Aid officials also have their sights on Turkey, which recently revamped its laws to open up the labor market to its 2.7 million Syrians but has met with limited success. Under their new labor regulations, Turkish employers must offer a guaranteed contract to a Syrian, pay minimum wage of 1,300 Turkish lira ($438) per month, and provide health insurance. But the stipulations have proven to be a disincentive for employers, and between January and March, only 2,000 Syrians had applied for work permits.
Rebuilding host communities
For many Jordanians, the town of Mafraq, where Salameh lives with his family, is a place of unfinished plans and dreams deferred. Since the start of the Syrian crisis, the desert junction town’s population doubled from 95,000 to 200,000, with Syrians now accounting for more than half of Mafraq’s residents. With the rise in population came a rise in unemployment. Experts say more than 20 percent of Jordanians in Mafraq are unemployed, while youth unemployment hovers at 40 percent.
After his father fell ill one year ago, Jordanian Walid Abu Huneiteh delayed his degree in engineering to work. His brother had to drop out of university all together. The setback prevented Walid’s family from completing construction on their two-room home.
But for months, Walid and his brother have been unable to find work, and the family of seven relies on the eldest son, Yahyah, who earns $350 per month working in a refrigerator factory. For Walid, the reason behind their struggles is evident.
“It’s the Syrians. They are able to work for half our wages, and we just can’t compete,” Walid says.
Walid worked first as a grocer and then as a barber, charging $4 for a shave and a cut. But Syrians opened up a shop charging $2.75 a customer, driving Walid, once again, out of a job.

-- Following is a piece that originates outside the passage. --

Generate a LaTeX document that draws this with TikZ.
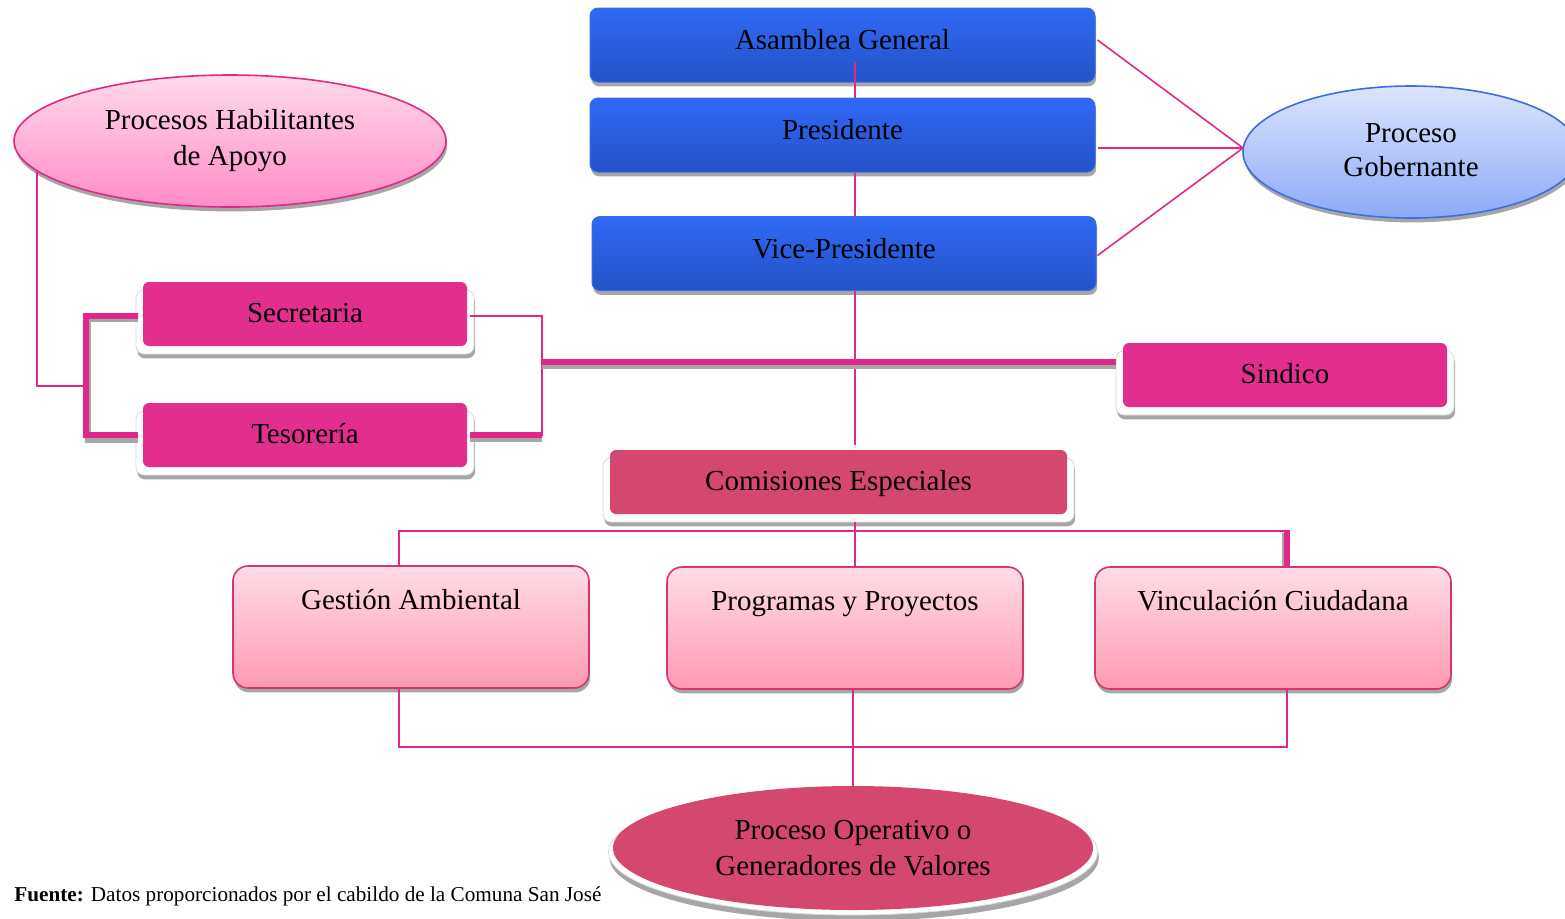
\documentclass[tikz,border=0pt]{standalone}
\usepackage{fontspec}
\setmainfont{Liberation Serif}
\usetikzlibrary{shapes.geometric,shadows,calc}
\definecolor{lnk}{HTML}{E3268A}
\definecolor{bluetop}{HTML}{3069F5}
\definecolor{bluebot}{HTML}{2452C8}
\definecolor{blueedge}{HTML}{3A6CE8}
\definecolor{mag}{HTML}{E22E8E}
\definecolor{comis}{HTML}{D4476F}
\definecolor{gtop}{HTML}{FFDCE6}
\definecolor{gbot}{HTML}{FF9AB4}
\definecolor{gedge}{HTML}{D63670}
\definecolor{htop}{HTML}{FFD9EB}
\definecolor{hbot}{HTML}{FF8CC8}
\definecolor{hedge}{HTML}{E0288A}
\definecolor{vtopc}{HTML}{DCE5FE}
\definecolor{vbotc}{HTML}{8DAAF6}
\definecolor{vedge}{HTML}{3D6DE0}
\newcommand{\mainfs}{\fontsize{14.5}{18}\selectfont}
\begin{document}
\begin{tikzpicture}[x=0.5pt,y=-0.5pt,
  shad/.style={drop shadow={shadow xshift=0.6pt, shadow yshift=-2.2pt, fill=black!35, opacity=1}},
  blueb/.style={rectangle, rounded corners=4pt, minimum width=252.5pt, minimum height=37pt,
    top color=bluetop, bottom color=bluebot, draw=blueedge, line width=0.5pt, shad,
    font=\mainfs, inner sep=0pt, text height=10pt, text depth=5.4pt},
  plate/.style={rectangle, rounded corners=4pt, minimum height=32pt, fill=white, draw=black!15,
    line width=0.4pt, shad, inner sep=0pt},
  magb/.style={rectangle, rounded corners=3pt, minimum width=162pt, minimum height=32pt,
    fill=mag, font=\mainfs, inner sep=0pt, text height=10pt, text depth=1.4pt},
  comb/.style={magb, fill=comis},
  gradb/.style={rectangle, rounded corners=7.5pt, minimum width=178pt, minimum height=61pt,
    top color=gtop, bottom color=gbot, draw=gedge, line width=0.8pt, shad,
    font=\mainfs, inner sep=0pt, text height=10pt, text depth=27.4pt},
  ell/.style={ellipse, inner sep=0pt, font=\mainfs, align=center, line width=0.8pt, shad},
  thinlink/.style={draw=lnk, line width=0.8pt},
  thicklink/.style={draw=lnk, line width=2.6pt},
  thickshad/.style={draw=black!35, line width=2.6pt}
]
\useasboundingbox (0,0) rectangle (1565,918);

% ---------- governing process ----------
\node[blueb] (asam) at (842.5,45) {Asamblea General};
\coordinate (vtop) at (855,62);
\draw[thinlink] (vtop) -- (855,100);
\node[blueb] (pres) at (842.5,135) {Presidente};
\node[blueb, minimum width=252pt] (vice) at (844,253.5) {Vice-Presidente};

\node[ell, minimum width=168pt, minimum height=66pt, top color=vtopc, bottom color=vbotc, draw=vedge]
  (gov) at (1411,152) {\raisebox{3pt}{\begin{tabular}{@{}c@{}}Proceso\\[-1pt]Gobernante\end{tabular}}};

\coordinate (gw) at (1243,148);
\draw[thinlink] ($(asam.east)+(2,-5)$) -- (gw);
\draw[thinlink] ($(pres.east)+(2,13)$) -- (gw);
\draw[thinlink] ($(vice.east)+(1,2)$) -- (gw);

% ---------- support process ----------
\node[ell, minimum width=216pt, minimum height=66pt, top color=htop, bottom color=hbot, draw=hedge]
  (hab) at (230,141) {Procesos Habilitantes\\de Apoyo};

\node[plate, minimum width=169pt] (secp) at (305,322) {};
\node[magb] (sec) at (305,314) {Secretaria};
\node[plate, minimum width=169pt] (tesp) at (305,443) {};
\node[magb] (tes) at (305,435) {Tesorería};
\node[plate, minimum width=169pt] (sinp) at (1285,383) {};
\node[magb] (sin) at (1285,375) {Sindico};

\coordinate (lb) at (86,386);
\coordinate (rb) at (542,362);

\draw[thinlink] (hab.189) |- (lb);
\draw[thickshad] ($(sec.west)+(-5,5)$) -| ($(lb)+(2,3)$) |- ($(tes.west)+(-5,5)$);
\draw[thicklink] ($(sec.west)+(-5,2)$) -| (lb) |- ($(tes.west)+(-5,0)$);

\draw[thinlink] ($(sec.east)+(3,2)$) -| (rb) |- ($(tes.east)+(3,0)$);
\draw[thickshad] ($(tes.east)+(3,4)$) -- ($(tes.east -| rb)+(0,4)$);
\draw[thicklink] ($(tes.east)+(3,0)$) -- (tes.east -| rb);

% ---------- central axis ----------
\node[plate, minimum width=235.5pt] (comp) at (838.5,490) {};
\node[comb, minimum width=228.5pt] (com) at (838.5,482) {Comisiones Especiales};

\draw[thinlink] (pres.south -| vtop) -- (vice.north -| vtop);
\draw[thinlink] (vice.south -| vtop) -- ($(com.north -| vtop)+(0,-5)$);

\draw[thickshad] ($(rb)+(0,4)$) -- ($(rb -| sinp.west)+(0,4)$);
\draw[thicklink] (rb) -- (rb -| sinp.west);

% ---------- operative process ----------
\node[gradb] (gest) at (411,627) {Gestión Ambiental};
\node[gradb] (prog) at (845,628) {Programas y Proyectos};
\node[gradb] (vinc) at (1273,628) {Vinculación Ciudadana};

\coordinate (hl) at (399,531);
\coordinate (hr) at (1287,531);
\coordinate (bl) at (399,747);
\coordinate (br) at (1287,747);

\draw[thinlink] ($(comp.south -| vtop)$) -- (prog.north -| vtop);
\draw[thinlink] (gest.north -| hl) -- (hl) -- (hr);
\draw[thickshad] ($(hr)+(-2,2)$) -- ($(vinc.north -| hr)+(-2,0)$);
\draw[thicklink] ($(hr)+(0,-1)$) -- (vinc.north -| hr);

\node[ell, minimum width=244.5pt, minimum height=63pt, fill=white, draw=black!15, line width=0.4pt,
  drop shadow={shadow xshift=0.6pt, shadow yshift=-3pt, fill=black!35, opacity=1}]
  (operp) at (853,852) {};
\node[ellipse, inner sep=0pt, minimum width=240pt, minimum height=62pt, fill=comis, font=\mainfs, align=center]
  (oper) at (853,848) {Proceso Operativo o\\Generadores de Valores};

\draw[thinlink] (gest.south -| bl) -- (bl) -- (br) -- (vinc.south -| br);
\draw[thinlink] (prog.south -| oper.north) -- (oper.north);

% ---------- source ----------
\node[anchor=base west, inner sep=0pt, font=\fontsize{10.6}{13}\selectfont] (src) at (14,901)
  {\textbf{Fuente:} Datos proporcionados por el cabildo de la Comuna San José};
\end{tikzpicture}
\end{document}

Yet the teenager does not fault the Syrians themselves, noting that the only work available in the town pays less than $10 a day, is intermittent, and does not offer social security or health care.
The Jordanian government believes its work program is the answer, saying the zones will provide fair wages and benefits for all, and create a trickle-down effect that will benefit the whole area and lead to a construction boom.

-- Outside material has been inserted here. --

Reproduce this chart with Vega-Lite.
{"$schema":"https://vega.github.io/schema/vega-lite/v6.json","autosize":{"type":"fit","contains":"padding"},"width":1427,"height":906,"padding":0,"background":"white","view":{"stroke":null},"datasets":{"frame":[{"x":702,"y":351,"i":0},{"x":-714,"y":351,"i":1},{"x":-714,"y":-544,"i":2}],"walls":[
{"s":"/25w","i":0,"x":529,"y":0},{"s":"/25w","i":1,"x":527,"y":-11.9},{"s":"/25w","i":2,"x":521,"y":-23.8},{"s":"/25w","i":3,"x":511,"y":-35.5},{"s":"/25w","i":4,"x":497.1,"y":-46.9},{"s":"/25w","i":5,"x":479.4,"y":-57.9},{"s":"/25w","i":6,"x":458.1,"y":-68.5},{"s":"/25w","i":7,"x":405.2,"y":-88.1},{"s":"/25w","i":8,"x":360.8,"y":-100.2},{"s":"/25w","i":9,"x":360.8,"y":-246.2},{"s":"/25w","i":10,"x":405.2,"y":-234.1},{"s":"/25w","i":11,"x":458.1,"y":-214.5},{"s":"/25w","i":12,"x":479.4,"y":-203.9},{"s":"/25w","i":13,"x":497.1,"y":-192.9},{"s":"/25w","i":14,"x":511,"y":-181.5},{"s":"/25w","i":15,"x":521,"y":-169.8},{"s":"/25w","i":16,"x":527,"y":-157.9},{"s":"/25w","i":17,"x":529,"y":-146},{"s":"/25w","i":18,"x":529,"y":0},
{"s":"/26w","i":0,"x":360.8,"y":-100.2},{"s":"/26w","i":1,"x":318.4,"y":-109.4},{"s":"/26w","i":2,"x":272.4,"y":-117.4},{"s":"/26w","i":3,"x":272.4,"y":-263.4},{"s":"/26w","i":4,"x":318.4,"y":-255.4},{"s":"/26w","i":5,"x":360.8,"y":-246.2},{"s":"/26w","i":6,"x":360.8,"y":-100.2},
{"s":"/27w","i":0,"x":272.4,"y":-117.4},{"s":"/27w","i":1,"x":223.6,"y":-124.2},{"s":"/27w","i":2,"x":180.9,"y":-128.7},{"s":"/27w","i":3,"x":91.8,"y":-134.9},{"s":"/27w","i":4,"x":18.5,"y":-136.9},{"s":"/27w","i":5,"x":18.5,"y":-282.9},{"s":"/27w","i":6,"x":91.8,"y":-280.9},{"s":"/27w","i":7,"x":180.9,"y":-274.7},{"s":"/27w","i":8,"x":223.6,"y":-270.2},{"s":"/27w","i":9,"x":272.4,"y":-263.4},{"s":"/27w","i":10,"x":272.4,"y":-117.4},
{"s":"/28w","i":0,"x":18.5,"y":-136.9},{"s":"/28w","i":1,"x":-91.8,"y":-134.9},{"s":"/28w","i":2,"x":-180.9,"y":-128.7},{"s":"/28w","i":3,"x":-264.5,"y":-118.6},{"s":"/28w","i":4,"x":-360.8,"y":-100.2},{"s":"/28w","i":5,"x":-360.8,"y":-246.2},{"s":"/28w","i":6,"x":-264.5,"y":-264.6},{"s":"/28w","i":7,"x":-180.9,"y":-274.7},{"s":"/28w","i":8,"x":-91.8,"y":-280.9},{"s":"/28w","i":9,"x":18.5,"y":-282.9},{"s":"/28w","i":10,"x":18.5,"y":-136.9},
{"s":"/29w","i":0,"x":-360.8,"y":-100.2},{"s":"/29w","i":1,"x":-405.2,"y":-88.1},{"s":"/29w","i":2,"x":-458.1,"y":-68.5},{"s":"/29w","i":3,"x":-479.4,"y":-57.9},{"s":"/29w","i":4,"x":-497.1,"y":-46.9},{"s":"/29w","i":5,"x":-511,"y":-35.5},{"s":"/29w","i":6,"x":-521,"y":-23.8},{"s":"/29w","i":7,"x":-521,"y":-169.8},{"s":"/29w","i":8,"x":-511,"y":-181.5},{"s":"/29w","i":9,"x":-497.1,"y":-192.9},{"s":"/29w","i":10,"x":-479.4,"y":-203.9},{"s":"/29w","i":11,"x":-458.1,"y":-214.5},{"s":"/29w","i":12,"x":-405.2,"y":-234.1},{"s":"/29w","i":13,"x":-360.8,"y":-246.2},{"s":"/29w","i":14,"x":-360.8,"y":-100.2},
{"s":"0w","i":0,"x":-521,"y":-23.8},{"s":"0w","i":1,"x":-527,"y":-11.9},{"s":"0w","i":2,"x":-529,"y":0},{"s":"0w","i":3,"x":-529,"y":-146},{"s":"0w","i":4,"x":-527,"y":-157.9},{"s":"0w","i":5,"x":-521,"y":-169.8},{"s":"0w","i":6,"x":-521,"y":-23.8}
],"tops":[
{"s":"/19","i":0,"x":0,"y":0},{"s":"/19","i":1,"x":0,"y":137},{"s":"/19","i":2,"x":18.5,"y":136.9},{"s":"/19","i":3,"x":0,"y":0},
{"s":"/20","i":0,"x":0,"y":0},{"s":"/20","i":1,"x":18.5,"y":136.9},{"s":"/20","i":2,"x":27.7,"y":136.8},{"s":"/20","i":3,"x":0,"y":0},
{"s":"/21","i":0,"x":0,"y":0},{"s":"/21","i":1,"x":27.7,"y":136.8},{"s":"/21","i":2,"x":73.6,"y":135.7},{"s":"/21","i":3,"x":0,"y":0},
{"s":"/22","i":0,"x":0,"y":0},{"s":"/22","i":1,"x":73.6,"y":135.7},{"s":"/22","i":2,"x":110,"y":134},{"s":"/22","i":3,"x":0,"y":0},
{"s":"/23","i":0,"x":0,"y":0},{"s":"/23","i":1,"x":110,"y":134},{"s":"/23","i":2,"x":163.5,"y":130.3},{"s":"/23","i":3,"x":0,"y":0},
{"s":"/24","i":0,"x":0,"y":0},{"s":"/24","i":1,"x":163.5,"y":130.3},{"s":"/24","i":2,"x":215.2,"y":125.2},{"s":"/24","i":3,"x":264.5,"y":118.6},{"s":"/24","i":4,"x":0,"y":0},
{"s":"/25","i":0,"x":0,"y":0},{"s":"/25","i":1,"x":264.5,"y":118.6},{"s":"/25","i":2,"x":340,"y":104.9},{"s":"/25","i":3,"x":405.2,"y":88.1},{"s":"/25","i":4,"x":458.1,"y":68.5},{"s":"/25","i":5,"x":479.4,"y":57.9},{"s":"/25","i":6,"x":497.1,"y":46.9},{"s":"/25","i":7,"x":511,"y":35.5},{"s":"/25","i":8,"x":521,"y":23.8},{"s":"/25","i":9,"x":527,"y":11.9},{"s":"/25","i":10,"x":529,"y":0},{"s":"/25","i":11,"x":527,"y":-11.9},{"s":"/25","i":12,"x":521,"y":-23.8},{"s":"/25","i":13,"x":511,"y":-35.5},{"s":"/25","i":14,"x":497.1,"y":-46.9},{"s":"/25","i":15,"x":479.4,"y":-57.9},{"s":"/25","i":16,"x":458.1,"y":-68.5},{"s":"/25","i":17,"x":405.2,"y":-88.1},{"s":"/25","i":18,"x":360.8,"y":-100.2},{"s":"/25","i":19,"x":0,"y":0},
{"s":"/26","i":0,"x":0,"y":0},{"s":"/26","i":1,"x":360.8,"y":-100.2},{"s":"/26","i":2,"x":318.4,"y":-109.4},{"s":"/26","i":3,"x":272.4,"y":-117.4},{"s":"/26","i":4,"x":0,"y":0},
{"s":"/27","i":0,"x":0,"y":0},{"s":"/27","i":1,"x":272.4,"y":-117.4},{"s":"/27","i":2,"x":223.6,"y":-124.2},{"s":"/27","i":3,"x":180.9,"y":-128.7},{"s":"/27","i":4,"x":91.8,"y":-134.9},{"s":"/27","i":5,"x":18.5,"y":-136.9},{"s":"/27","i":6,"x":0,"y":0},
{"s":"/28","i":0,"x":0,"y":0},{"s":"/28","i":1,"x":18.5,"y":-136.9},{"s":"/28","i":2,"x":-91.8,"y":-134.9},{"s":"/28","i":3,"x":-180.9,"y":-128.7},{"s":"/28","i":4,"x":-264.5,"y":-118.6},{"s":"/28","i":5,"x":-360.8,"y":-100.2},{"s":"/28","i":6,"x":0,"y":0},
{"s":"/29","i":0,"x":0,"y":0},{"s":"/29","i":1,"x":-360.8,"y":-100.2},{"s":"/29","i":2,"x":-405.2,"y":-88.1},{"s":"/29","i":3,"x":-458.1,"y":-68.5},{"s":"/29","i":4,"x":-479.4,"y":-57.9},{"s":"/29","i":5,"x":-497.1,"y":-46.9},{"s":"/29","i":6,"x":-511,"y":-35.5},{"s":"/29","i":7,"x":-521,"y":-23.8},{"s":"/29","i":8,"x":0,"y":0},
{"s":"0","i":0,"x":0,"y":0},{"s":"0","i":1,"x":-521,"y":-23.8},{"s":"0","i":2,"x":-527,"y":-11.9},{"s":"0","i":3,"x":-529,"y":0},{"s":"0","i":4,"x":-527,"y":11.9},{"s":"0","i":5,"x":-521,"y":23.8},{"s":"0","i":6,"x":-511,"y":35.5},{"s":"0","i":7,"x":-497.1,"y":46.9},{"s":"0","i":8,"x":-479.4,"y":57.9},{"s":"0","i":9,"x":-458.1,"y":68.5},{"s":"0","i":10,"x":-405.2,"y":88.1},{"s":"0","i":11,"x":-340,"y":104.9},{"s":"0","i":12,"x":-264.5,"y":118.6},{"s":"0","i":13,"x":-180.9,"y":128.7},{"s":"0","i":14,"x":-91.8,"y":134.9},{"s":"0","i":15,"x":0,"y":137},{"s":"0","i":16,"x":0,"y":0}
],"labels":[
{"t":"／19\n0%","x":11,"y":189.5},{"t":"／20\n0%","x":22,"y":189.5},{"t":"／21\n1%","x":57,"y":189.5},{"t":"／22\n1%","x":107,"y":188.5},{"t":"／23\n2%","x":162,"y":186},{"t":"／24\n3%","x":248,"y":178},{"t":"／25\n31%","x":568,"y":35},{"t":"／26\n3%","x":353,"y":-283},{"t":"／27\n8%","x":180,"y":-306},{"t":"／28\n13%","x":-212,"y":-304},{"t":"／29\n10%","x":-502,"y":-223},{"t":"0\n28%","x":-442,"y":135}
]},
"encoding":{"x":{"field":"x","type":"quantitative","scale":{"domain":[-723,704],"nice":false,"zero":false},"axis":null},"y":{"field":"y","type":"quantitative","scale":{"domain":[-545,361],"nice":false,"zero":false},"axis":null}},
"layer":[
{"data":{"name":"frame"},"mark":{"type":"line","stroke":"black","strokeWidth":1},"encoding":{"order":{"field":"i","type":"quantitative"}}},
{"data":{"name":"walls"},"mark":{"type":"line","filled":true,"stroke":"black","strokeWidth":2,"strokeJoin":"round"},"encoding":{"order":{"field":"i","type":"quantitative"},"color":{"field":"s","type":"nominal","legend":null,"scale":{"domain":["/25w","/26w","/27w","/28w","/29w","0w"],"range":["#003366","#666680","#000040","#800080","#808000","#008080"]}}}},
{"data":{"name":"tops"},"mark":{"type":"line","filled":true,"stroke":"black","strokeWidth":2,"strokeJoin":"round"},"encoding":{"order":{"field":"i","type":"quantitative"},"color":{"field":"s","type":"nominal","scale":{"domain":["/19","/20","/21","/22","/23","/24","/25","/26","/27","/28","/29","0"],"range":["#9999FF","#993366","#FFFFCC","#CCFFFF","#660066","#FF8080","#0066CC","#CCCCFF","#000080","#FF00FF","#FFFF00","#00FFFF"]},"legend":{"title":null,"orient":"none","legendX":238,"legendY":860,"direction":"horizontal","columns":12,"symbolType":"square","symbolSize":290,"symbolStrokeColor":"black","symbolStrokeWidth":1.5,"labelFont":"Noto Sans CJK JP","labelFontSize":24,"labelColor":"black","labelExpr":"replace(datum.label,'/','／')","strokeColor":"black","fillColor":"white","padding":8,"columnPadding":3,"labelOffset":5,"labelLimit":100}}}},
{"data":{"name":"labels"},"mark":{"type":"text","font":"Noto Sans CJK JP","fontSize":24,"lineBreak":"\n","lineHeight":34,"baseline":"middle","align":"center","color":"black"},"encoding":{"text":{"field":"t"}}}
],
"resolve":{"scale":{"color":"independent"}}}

Critically, the $2.1 billion extended by the international community will be invested in host communities such as Mafraq, rebuilding water networks, roads, health centers, and schools, government officials say.
Too late?
While many Syrians in Jordan welcome the work program, many say the “long-overdue” overture has come too late.

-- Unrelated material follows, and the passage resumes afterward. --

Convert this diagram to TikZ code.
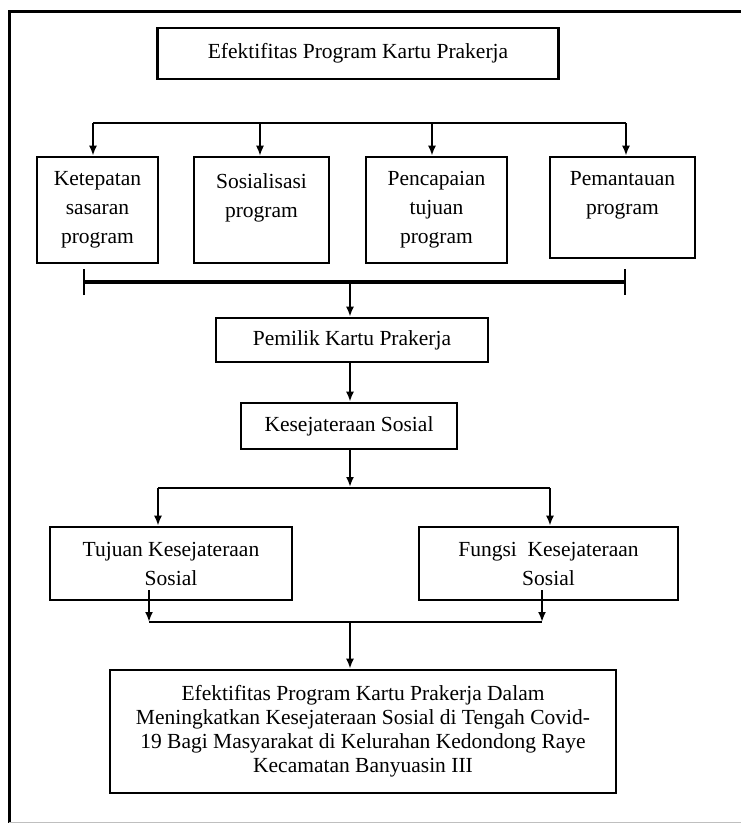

“I wish jobs were open to us, when we first came five years ago,” says Mohammed Hamsawi, who fled from Homs to Jordan with his mother, wife, and four children in 2011, and works illegally as a plumber.
“But there is no trust, and everyone is trying to leave.”
Current regulations prevent thousands of workers such as Salameh from obtaining work permits. Salameh himself has been arrested three times, released from custody after his most recent arrest in January only by signing a pledge never to work again in Jordan.
“If we don’t help refugees where they need help, we will need to provide help for them all over the world, even in the heart of Europe,” Mr. Momani, the government spokesman, warns.
“If we can’t go back to Syria, then we will go wherever we can live in dignity,” says Salameh.